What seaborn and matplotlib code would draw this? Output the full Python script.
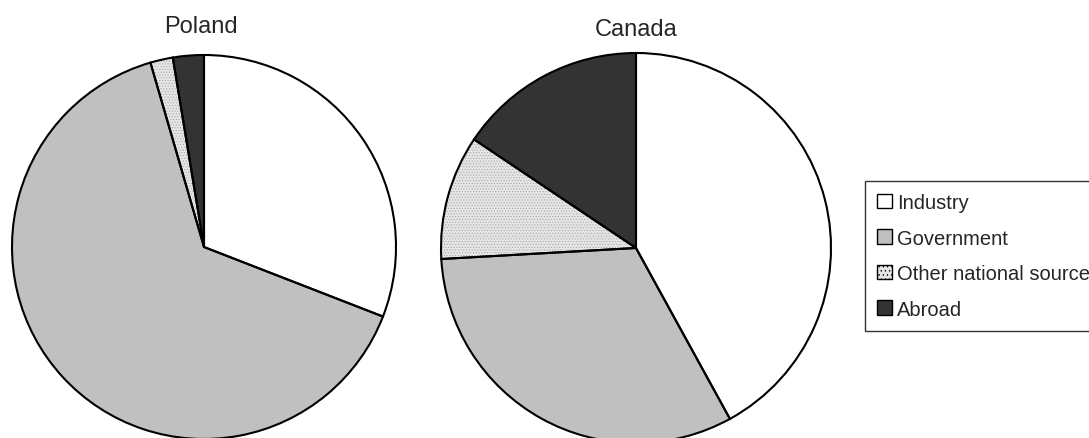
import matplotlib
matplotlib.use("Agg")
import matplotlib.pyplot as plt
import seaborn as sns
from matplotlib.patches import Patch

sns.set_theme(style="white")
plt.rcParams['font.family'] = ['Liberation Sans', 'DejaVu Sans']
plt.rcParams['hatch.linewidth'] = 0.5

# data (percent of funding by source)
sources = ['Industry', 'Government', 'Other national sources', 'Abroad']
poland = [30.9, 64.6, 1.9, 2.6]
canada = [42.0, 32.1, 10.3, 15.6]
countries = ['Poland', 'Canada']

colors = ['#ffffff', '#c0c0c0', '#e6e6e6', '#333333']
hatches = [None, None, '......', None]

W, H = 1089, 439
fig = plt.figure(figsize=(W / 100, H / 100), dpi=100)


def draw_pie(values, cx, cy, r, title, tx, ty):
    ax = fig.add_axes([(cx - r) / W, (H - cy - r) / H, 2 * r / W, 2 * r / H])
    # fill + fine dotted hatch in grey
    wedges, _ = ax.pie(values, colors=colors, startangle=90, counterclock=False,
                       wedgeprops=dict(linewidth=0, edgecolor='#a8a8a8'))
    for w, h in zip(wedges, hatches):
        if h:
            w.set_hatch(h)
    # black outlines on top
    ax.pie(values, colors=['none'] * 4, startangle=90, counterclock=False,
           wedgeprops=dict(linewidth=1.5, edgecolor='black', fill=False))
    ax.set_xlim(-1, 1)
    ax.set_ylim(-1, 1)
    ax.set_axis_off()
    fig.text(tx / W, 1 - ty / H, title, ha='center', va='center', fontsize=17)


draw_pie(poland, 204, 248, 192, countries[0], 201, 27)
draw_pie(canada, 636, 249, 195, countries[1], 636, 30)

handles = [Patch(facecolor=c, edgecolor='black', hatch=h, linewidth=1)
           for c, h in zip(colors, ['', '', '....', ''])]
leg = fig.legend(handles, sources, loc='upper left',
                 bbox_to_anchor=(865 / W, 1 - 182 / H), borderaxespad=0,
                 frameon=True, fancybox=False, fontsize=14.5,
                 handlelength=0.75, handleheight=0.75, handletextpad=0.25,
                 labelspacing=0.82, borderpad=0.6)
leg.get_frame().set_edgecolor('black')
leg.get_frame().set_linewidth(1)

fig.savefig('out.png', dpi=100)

...

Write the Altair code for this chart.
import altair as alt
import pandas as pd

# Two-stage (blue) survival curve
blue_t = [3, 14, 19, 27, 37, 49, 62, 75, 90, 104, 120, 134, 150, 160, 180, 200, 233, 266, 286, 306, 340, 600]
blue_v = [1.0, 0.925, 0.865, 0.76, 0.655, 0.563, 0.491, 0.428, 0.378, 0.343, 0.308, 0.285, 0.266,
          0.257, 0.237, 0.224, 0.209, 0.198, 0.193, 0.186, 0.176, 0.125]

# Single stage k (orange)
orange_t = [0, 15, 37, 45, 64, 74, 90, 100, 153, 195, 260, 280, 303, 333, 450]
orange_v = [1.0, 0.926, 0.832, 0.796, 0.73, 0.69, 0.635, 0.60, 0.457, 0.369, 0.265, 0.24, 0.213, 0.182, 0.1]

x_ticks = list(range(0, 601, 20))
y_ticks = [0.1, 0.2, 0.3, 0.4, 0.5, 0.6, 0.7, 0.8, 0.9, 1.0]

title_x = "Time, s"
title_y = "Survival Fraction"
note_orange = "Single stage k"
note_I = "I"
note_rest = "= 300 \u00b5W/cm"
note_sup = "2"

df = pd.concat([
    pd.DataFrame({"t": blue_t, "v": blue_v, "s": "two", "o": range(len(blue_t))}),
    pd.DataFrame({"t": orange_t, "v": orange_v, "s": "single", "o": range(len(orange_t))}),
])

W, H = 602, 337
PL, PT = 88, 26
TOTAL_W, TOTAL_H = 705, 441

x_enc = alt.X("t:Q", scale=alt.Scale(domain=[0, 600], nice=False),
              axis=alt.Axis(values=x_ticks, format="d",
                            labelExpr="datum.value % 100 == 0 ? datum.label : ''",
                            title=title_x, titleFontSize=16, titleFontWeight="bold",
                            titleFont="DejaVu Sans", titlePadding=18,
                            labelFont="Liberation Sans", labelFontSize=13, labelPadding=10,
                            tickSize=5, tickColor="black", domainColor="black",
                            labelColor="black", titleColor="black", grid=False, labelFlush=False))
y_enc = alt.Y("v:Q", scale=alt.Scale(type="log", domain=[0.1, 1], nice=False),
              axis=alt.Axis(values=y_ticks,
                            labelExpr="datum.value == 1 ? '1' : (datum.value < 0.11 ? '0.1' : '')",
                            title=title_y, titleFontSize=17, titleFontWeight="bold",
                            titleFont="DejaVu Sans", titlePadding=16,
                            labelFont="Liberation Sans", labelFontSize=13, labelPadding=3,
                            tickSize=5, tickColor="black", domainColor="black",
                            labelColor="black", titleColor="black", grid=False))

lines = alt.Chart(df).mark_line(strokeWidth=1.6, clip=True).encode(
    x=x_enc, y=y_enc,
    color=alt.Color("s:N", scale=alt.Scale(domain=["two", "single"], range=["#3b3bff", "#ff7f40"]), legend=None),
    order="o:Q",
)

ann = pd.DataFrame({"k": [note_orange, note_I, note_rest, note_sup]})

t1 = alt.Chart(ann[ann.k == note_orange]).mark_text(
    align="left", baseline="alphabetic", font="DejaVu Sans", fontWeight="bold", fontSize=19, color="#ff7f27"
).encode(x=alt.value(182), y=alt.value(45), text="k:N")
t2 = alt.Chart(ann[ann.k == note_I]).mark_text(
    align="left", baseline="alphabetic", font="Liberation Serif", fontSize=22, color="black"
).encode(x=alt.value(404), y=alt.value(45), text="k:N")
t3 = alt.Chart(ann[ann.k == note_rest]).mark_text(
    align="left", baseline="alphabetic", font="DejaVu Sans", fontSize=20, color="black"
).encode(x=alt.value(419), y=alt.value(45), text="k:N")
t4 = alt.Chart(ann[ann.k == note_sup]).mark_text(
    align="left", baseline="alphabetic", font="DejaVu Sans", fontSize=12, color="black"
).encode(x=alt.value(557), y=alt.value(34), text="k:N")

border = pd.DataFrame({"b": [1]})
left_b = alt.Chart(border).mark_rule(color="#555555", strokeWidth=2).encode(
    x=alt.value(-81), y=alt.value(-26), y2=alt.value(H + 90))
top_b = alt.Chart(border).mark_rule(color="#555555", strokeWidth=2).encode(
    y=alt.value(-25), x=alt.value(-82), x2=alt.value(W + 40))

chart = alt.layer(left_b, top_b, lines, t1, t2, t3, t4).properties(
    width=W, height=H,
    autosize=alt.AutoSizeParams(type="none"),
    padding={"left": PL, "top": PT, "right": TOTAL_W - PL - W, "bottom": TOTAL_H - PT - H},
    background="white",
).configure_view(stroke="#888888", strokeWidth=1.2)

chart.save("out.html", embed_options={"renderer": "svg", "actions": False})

-- SET TASK --
Transcribe, exactly as written, the lines starting at the one with "What seaborn and" and ending at the one with "from matplotlib.patches import Patch", and nothing more. Pictures are not part of the copy.

-- TASK ANSWER --
What seaborn and matplotlib code would draw this? Output the full Python script.
import matplotlib
matplotlib.use("Agg")
import matplotlib.pyplot as plt
import seaborn as sns
from matplotlib.patches import Patch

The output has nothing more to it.